Historians say property records show that Chalmers owned 14 Cornhill St., but many old-time coin collectors believed that he worked a few doors down at 10 Cornhill St., in a small red-brick building with a large chimney. It had never been excavated.

This past summer, the building's owners, Fred and Renee Marshall, decided to renovate their basement. Neither city nor county archeaologists were able to excavate the site, so the 70-year-old Mumford - who had volunteered with archeaological groups for years and collected coins since he was a child - began digging.
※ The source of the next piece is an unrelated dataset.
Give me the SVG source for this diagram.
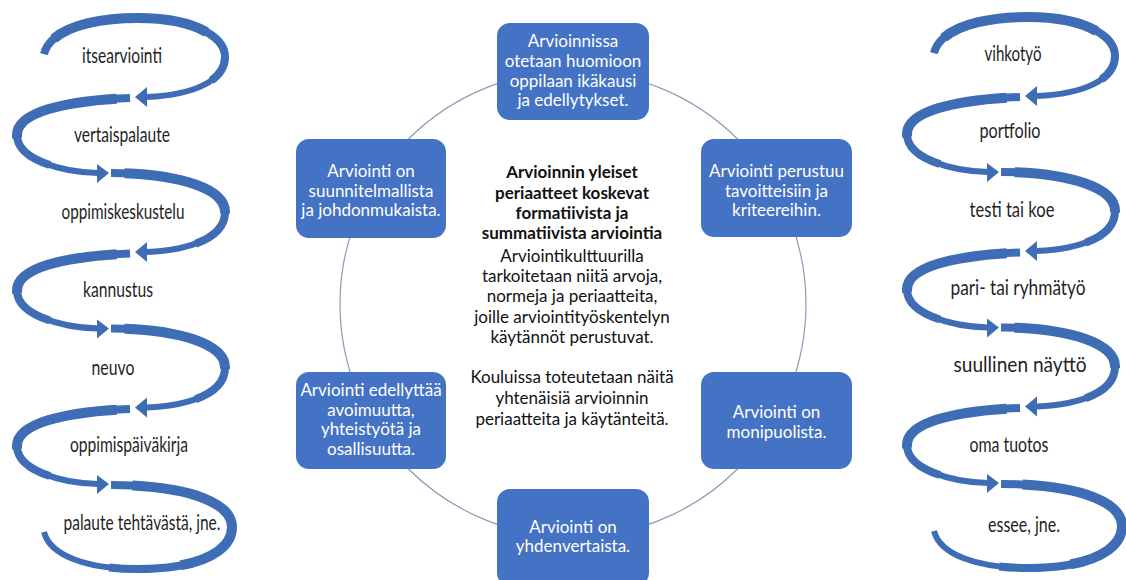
<svg xmlns="http://www.w3.org/2000/svg" xmlns:xlink="http://www.w3.org/1999/xlink" width="1126" height="580" viewBox="0 0 1126 580">
<style>
.w6{fill:none;stroke:#3f6db5;stroke-width:6;stroke-linecap:butt}
.w8{fill:none;stroke:#3f6db5;stroke-width:8;stroke-linecap:butt;stroke-dasharray:78 100}
.w10{fill:none;stroke:#3f6db5;stroke-width:10;stroke-linecap:butt;stroke-dasharray:0 6 52 100}
.head{fill:#3f6db5}
.lbl{font-family:Lato,"Open Sans","Liberation Sans",sans-serif;font-size:22px;fill:#1f1f1f;text-anchor:middle}
.box{fill:#4472c4}
.bt{font-family:Lato,"Liberation Sans",sans-serif;font-size:17px;fill:#ffffff;text-anchor:middle}
.ct{font-family:Lato,"Liberation Sans",sans-serif;font-size:17px;fill:#111111;text-anchor:middle}
.cb{font-weight:bold}
.ring{fill:none;stroke:#8a9bb8;stroke-width:1.2}
</style>
<defs>
<g id="ribs">
<path pathLength="100" d="M44,54 C50,30 90,18 138,18 C190,18 225,35 225,57 C225,80 195,95 147,97"/>
<path pathLength="100" d="M130,98 C75,100 17,110 17,135 C17,159 60,172 98,173"/>
<path pathLength="100" d="M111,173 C170,173 225,186 225,212 C225,238 190,250 147,252"/>
<path pathLength="100" d="M130,253.5 C75,255.5 17,265.5 17,290.5 C17,314.5 60,327.5 98,328.5"/>
<path pathLength="100" d="M111,328.5 C170,328.5 225,341.5 225,367.5 C225,393.5 190,405.5 147,407.5"/>
<path pathLength="100" d="M130,409 C75,411 17,421 17,446 C17,470 60,483 98,484"/>
<path pathLength="100" d="M111,485 C180,485 232,500 232,527 C232,553 195,569 138,569 C88,569 50,556 44,532"/>
</g>
<g id="spiral">
<use xlink:href="#ribs" href="#ribs" class="w6"/>
<use xlink:href="#ribs" href="#ribs" class="w8"/>
<use xlink:href="#ribs" href="#ribs" class="w10"/>
<polygon class="head" points="135,97 147,87 147,107"/>
<polygon class="head" points="109,173 97,164 97,183"/>
<polygon class="head" points="135,252 147,242 147,262"/>
<polygon class="head" points="109,328.5 97,319.5 97,338.5"/>
<polygon class="head" points="135,407.5 147,397.5 147,417.5"/>
<polygon class="head" points="109,484 97,475 97,494"/>
</g>
</defs>
<rect width="1126" height="580" fill="#ffffff"/>
<g id="connectors">
<circle class="ring" cx="573" cy="304" r="233"/>
<use xlink:href="#spiral" href="#spiral"/>
<use xlink:href="#spiral" href="#spiral" transform="translate(890,-1)"/>
</g>
<g id="left-labels">
<g id="l1"><text class="lbl" x="122" y="63" textLength="80" lengthAdjust="spacingAndGlyphs">itsearviointi</text></g>
<g id="l2"><text class="lbl" x="122" y="142" textLength="96" lengthAdjust="spacingAndGlyphs">vertaispalaute</text></g>
<g id="l3"><text class="lbl" x="123" y="219" textLength="123" lengthAdjust="spacingAndGlyphs">oppimiskeskustelu</text></g>
<g id="l4"><text class="lbl" x="118" y="297" textLength="70" lengthAdjust="spacingAndGlyphs">kannustus</text></g>
<g id="l5"><text class="lbl" x="113" y="375" textLength="43" lengthAdjust="spacingAndGlyphs">neuvo</text></g>
<g id="l6"><text class="lbl" x="129" y="452" textLength="118" lengthAdjust="spacingAndGlyphs">oppimispäiväkirja</text></g>
<g id="l7"><text class="lbl" x="142" y="530" textLength="157" lengthAdjust="spacingAndGlyphs">palaute tehtävästä, jne.</text></g>
</g>
<g id="right-labels">
<g id="r1"><text class="lbl" x="1013" y="61" textLength="57" lengthAdjust="spacingAndGlyphs">vihkotyö</text></g>
<g id="r2"><text class="lbl" x="1010" y="138" textLength="61" lengthAdjust="spacingAndGlyphs">portfolio</text></g>
<g id="r3"><text class="lbl" x="1012" y="217" textLength="85" lengthAdjust="spacingAndGlyphs">testi tai koe</text></g>
<g id="r4"><text class="lbl" x="1018" y="295" textLength="135" lengthAdjust="spacingAndGlyphs">pari- tai ryhmätyö</text></g>
<g id="r5"><text class="lbl" x="1020" y="372" textLength="133" lengthAdjust="spacingAndGlyphs">suullinen näyttö</text></g>
<g id="r6"><text class="lbl" x="1009" y="452" textLength="79" lengthAdjust="spacingAndGlyphs">oma tuotos</text></g>
<g id="r7"><text class="lbl" x="1024" y="532" textLength="72" lengthAdjust="spacingAndGlyphs">essee, jne.</text></g>
</g>
<g id="box-top">
<rect class="box" x="497" y="23" width="152" height="97" rx="13"/>
<text class="bt" x="573" y="47">Arvioinnissa</text>
<text class="bt" x="573" y="67">otetaan huomioon</text>
<text class="bt" x="573" y="87">oppilaan ikäkausi</text>
<text class="bt" x="573" y="106">ja edellytykset.</text>
</g>
<g id="box-upper-left">
<rect class="box" x="296" y="139" width="150" height="99" rx="13"/>
<text class="bt" x="371" y="177">Arviointi on</text>
<text class="bt" x="371" y="197">suunnitelmallista</text>
<text class="bt" x="371" y="216">ja johdonmukaista.</text>
</g>
<g id="box-upper-right">
<rect class="box" x="701" y="139" width="151" height="98" rx="13"/>
<text class="bt" x="776.5" y="177">Arviointi perustuu</text>
<text class="bt" x="776.5" y="197">tavoitteisiin ja</text>
<text class="bt" x="776.5" y="216">kriteereihin.</text>
</g>
<g id="box-lower-right">
<rect class="box" x="701" y="372" width="151" height="97" rx="13"/>
<text class="bt" x="776.5" y="418">Arviointi on</text>
<text class="bt" x="776.5" y="438">monipuolista.</text>
</g>
<g id="box-lower-left">
<rect class="box" x="296" y="372" width="150" height="97" rx="13"/>
<text class="bt" x="371" y="396">Arviointi edellyttää</text>
<text class="bt" x="371" y="415.5">avoimuutta,</text>
<text class="bt" x="371" y="435">yhteistyötä ja</text>
<text class="bt" x="371" y="454.5">osallisuutta.</text>
</g>
<g id="box-bottom">
<rect class="box" x="497" y="489" width="152" height="97" rx="13"/>
<text class="bt" x="573" y="533">Arviointi on</text>
<text class="bt" x="573" y="552">yhdenvertaista.</text>
</g>
<g id="center-text">
<text class="ct cb" x="572" y="178">Arvioinnin yleiset</text>
<text class="ct cb" x="572" y="199">periaatteet koskevat</text>
<text class="ct cb" x="572" y="219">formatiivista ja</text>
<text class="ct cb" x="572" y="239">summatiivista arviointia</text>
<text class="ct" x="572" y="262">Arviointikulttuurilla</text>
<text class="ct" x="572" y="282">tarkoitetaan niitä arvoja,</text>
<text class="ct" x="572" y="302">normeja ja periaatteita,</text>
<text class="ct" x="572" y="323">joille arviointityöskentelyn</text>
<text class="ct" x="572" y="343">käytännöt perustuvat.</text>
<text class="ct" x="572" y="383">Kouluissa toteutetaan näitä</text>
<text class="ct" x="572" y="404">yhtenäisiä arvioinnin</text>
<text class="ct" x="572" y="425">periaatteita ja käytänteitä.</text>
</g>
</svg>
Al Luckenbach, Anne Arundel County's archeaologist, had heard the rumors about Chalmers coins at 10 Cornhill St. but was doubtful that Mumford would find anything.

"I thought it was an incredible long shot," he said.

But Mumford, who lives across the Severn River from Annapolis spent three weeks excavating the basement. He hit a brick floor after digging a few feet. Beneath that, he began finding broken bits of pottery, rusty nails, shoe buckles and other artifacts. He also found several British coins and three small cannonballs.

Mumford did as much as he could at the site and took the rest of the dirt to his home and to a friend's home in West Annapolis.

On Oct. 16, Mumford was sifting through some of the dirt in his driveway when he found a small object. At first he thought it was a button. But when he washed it off, he said, he realized "there was no hole in it."

When he put the coin under a magnifying glass, he noticed the inscriptions: "Annaps." and "I. Chalmers." During that time, most printing presses and dies used "I" instead of "J."

"I couldn't believe it," Mumford said.

Coin experts are giddy over the discovery, even though the Chalmers coin is not in good condition and they say it probably would fetch only about $1,000 at an auction.

Some Chalmers coins have sold for as much as $20,000.

"It makes us want to dance," said John Kraljevich, Jr., who works at American Numismatic Rarities, a New Hampshire company that specializes in rare coins, and has seen Mumford's find.

Mumford still has to go through several more wheelbarrows full of dirt but has found 20 coins.

And although he hasn't found any coin-making equipment, Mumford still believes that 10 Cornhill St. was a mint because he had found so much money. Chalmers would often take old coins and refashion them into new ones.

"Why would people throw money away?" Mumford said. During Colonial times, three pence represented a day's wage for many people.

In the basement, there is a large chimney that could have been used to heat metals, and many of the misshapen metal pieces might have been used to make money.

Leone, the anthropology professor, also believes that 10 Cornhill St. was once a mint. He plans to go over historical records to see if there is any evidence that Chalmers had a coinmaking "license" with the state, a question that has puzzled historians.

Said Leone: "We'll get some answers now."